First Thoughts: Minneapolis Burning


Photo by Scott Strebel, posted to Facebook May 28, 2020, 11:04 a.m.


When I saw the first car burning in Minneapolis, I thought, “Oh, I hope that’s not Sam’s car.” It was just a car, but it was our son’s car. The car was old, loved, cared for. The car had history. I thought of the streets that car had been driven down under the careful control of our son…Minneapolis, St. Paul, our son’s home for half his 41 years in the Twin Cities he loved…the cities I loved because it was where our son lived.

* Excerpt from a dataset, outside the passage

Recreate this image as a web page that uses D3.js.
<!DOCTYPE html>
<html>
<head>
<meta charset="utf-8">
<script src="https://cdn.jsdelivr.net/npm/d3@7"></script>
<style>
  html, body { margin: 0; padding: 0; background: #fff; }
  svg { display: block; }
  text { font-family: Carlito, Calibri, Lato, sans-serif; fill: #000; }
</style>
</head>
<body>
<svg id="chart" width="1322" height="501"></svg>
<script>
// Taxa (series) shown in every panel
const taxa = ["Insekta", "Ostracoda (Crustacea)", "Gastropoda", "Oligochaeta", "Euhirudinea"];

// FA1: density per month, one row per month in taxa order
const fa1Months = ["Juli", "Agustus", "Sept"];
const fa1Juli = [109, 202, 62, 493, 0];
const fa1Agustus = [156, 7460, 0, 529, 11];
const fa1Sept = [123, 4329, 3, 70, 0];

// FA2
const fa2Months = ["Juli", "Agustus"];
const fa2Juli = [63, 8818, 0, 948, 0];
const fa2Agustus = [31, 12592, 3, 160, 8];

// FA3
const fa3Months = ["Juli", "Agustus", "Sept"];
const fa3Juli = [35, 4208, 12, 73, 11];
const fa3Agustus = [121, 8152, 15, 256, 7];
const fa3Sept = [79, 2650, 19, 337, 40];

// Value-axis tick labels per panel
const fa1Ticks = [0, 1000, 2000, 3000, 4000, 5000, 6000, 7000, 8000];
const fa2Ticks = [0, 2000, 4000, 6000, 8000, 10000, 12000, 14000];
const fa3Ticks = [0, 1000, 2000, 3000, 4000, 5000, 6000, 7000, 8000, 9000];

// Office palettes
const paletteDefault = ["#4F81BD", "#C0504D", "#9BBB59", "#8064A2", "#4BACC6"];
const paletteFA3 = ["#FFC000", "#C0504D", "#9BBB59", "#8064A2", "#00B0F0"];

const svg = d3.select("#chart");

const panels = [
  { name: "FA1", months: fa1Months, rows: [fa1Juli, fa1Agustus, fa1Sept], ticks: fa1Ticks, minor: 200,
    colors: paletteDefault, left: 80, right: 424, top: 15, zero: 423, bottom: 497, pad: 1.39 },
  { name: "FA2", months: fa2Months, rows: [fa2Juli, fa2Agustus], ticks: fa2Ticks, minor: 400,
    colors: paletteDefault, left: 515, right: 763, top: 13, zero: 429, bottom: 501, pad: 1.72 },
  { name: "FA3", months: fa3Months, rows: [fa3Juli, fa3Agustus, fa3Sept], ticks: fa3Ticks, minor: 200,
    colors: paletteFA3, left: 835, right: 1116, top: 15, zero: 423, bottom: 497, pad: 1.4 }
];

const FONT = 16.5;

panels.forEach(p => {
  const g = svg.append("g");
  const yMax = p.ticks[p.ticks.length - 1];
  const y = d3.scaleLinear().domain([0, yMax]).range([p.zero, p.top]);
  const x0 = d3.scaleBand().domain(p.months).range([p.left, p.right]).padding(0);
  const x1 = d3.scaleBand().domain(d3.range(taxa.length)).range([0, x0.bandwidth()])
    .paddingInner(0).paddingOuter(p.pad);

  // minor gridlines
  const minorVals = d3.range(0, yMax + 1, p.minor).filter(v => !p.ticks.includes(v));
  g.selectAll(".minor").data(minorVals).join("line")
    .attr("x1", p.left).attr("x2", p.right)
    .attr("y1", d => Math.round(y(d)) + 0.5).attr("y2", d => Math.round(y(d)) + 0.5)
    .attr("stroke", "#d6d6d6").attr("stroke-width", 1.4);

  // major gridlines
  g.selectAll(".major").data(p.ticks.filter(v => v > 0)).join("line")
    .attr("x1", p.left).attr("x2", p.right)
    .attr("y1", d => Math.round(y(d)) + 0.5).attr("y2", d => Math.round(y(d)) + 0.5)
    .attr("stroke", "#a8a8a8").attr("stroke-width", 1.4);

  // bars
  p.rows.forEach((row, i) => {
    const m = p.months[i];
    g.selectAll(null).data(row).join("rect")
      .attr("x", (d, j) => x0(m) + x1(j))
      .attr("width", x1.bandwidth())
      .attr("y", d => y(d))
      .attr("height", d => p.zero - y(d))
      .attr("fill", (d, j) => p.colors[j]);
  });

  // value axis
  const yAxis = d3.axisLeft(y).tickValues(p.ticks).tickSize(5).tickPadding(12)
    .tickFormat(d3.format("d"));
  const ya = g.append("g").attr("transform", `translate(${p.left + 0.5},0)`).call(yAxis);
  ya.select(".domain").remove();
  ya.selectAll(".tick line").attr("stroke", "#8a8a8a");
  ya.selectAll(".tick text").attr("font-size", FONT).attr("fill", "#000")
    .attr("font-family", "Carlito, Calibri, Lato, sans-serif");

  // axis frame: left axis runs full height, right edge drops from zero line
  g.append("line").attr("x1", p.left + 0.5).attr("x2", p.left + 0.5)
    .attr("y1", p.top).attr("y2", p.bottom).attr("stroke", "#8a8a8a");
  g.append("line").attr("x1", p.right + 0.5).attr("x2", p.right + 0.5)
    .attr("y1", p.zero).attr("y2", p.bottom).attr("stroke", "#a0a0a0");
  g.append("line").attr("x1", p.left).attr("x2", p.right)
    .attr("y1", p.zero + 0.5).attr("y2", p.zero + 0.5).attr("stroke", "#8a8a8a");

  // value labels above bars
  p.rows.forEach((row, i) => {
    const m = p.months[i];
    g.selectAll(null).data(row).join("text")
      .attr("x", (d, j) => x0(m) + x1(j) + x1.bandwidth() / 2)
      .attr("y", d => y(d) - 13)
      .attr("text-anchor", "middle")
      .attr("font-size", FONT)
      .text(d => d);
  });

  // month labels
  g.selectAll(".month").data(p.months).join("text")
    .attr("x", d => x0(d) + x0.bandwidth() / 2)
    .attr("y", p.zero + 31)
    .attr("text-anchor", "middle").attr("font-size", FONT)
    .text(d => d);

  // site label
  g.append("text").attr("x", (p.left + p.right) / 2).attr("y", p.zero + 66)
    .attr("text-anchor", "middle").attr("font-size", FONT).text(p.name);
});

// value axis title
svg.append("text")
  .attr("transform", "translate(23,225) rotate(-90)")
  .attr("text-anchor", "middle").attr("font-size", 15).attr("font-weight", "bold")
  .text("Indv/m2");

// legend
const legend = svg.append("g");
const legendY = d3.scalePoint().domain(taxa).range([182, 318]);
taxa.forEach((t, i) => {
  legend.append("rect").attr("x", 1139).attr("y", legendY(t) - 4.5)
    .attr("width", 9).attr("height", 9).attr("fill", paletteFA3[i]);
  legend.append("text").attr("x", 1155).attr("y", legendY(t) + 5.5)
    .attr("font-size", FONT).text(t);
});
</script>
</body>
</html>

The Twin Cities were part of Sam. It was who he was. I loved the people there, the streets, the stores, the memories I have because I visited Sam while he lived in Minneapolis and then later in St. Paul…the streets we walked down, the apartments he had rented, the houses across the Twin Cities where he had rented rooms, the motels where I stayed while I visited, the couches I slept on when Sam had a couch to sleep on, one very bad blow up mattress I tried to sleep on, the stores where we shopped, the restaurants where we shared a meal, the coffee shops he sat in with his computer to compose written word and to send us emails, the barber shops, the neighborhood auto repair shops, the Mom and Pop stores he frequented, the gas stations, the resale shop where he bought furniture, the co-op where he had a membership, the lakes he walked around, the dentists offices, the medical clinics, the chiropractic offices that kept our son on his feet and going. I’d been to that first burned and looted Target. I knew Lake Street and Minnehaha…But, Sam died a little over a year ago.


I thought of the young man who bought Sam’s car after Sam’s death. I thought about how the friend of Sam’s who sold his car for us kept the vehicle for the new owner until he could get enough money together to buy it. I thought about how proud he was to have wheels, how comforted I was that someone would be able to take pride of ownership for the car our son owned and we didn’t have to have the car towed to a junkyard because no one wanted it. I thought of people watching across the country who, seeing that first car blaze in Minneapolis might think, oh, that’s just a clunker. It’s just an old car going up in smoke in Minneapolis.


Oh, Sam. Oh, Sam! You would not believe it.